Yesterday the Food and Drug Administration approved Epidiolex, an oral cannabidiol solution made by the British company GW Pharmaceuticals, as a treatment for two forms of severe, drug-resistant epilepsy. Although a synthetic version of THC, marijuana’s main psychoactive ingredient, has been legally available as a treatment for nausea and appetite loss since 1985, this is the first time the federal government has given its blessing to a medication derived directly from cannabis.
The plant itself is still listed in Schedule I of the Controlled Substances Act, meaning it has a high potential for abuse and no accepted medical use. In light of the FDA’s decision, that designation is clearly no longer appropriate for cannabidiol (CBD), which is not psychoactive but has shown much promise as a medicine.
Patients who received CBD in three randomized, double-blind clinical trials saw much bigger improvements than patients who received placebos. In a study of 225 patients with Lennox-Gastaut Syndrome, for example, the median number of “drop seizures” (which can cause falls) during a 28-day period fell from 85.5 to 44.9 in the high-dose group (a decrease of 49 percent), from 86.9 to 50 in the low-dose group (43 percent), and from 80.3 to 72.7 in the placebo group (21 percent). In a study of 120 patients with Dravet Syndrome, the median number of convulsive seizures over 28 days fell from 12.4 to 5.9 in the CBD group (a drop of 52 percent) and from 14.9 to 14.1 in the placebo group (5 percent).

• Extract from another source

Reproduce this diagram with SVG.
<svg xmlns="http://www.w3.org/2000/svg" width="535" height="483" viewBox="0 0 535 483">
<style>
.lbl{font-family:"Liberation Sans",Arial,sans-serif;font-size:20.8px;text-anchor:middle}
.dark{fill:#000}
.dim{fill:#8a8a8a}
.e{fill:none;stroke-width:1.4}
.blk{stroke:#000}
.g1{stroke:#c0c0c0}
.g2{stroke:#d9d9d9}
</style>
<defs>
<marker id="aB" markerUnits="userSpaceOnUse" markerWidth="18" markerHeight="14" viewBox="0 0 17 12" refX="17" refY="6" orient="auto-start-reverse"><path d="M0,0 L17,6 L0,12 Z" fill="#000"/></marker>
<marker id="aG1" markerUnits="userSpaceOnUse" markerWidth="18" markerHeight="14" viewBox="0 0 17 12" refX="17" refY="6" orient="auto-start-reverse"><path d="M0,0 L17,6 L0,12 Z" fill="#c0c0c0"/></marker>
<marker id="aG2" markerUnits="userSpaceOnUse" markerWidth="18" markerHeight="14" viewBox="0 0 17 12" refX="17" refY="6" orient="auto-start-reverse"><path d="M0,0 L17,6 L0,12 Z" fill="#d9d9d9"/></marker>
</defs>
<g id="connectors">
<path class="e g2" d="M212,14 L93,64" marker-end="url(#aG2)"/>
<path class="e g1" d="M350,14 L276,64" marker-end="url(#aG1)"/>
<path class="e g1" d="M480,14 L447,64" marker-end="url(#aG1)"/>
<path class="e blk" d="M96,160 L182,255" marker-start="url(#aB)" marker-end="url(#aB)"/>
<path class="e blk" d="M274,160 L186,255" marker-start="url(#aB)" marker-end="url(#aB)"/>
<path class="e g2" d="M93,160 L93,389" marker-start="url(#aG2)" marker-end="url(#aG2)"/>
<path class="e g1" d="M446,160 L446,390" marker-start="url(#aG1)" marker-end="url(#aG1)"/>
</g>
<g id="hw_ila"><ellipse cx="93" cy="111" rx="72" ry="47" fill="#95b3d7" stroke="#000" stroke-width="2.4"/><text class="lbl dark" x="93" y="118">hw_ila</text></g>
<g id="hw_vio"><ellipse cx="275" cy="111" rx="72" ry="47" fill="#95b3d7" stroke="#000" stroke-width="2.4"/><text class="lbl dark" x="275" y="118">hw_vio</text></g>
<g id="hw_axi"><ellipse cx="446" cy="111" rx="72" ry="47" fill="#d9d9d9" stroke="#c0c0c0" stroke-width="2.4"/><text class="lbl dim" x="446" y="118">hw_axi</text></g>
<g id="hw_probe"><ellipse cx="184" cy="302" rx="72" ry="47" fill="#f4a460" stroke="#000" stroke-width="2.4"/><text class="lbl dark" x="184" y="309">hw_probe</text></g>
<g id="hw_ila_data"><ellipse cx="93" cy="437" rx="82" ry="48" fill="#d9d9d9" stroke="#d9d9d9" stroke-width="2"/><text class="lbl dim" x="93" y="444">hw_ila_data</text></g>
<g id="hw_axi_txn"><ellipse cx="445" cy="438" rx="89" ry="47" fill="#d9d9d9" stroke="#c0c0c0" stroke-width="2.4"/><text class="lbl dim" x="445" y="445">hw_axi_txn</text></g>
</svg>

“The difficult-to-control seizures that patients with Dravet syndrome and Lennox-Gastaut syndrome experience have a profound impact on these patients’ quality of life,” said Billy Dunn, director of the Division of Neurology Products in the FDA’s Center for Drug Evaluation and Research. “In addition to another important treatment option for Lennox-Gastaut patients, this first-ever approval of a drug specifically for Dravet patients will provide a significant and needed improvement in the therapeutic approach to caring for people with this condition.”
Twenty-five of the 29 states that allow medical use of marijuana specifically recognize epilepsy as a qualifying condition. Another 17 states officially allow the treatment of epilepsy with low-THC, high-CBD cannabis oil, although they do not necessarily provide a legal way to obtain it.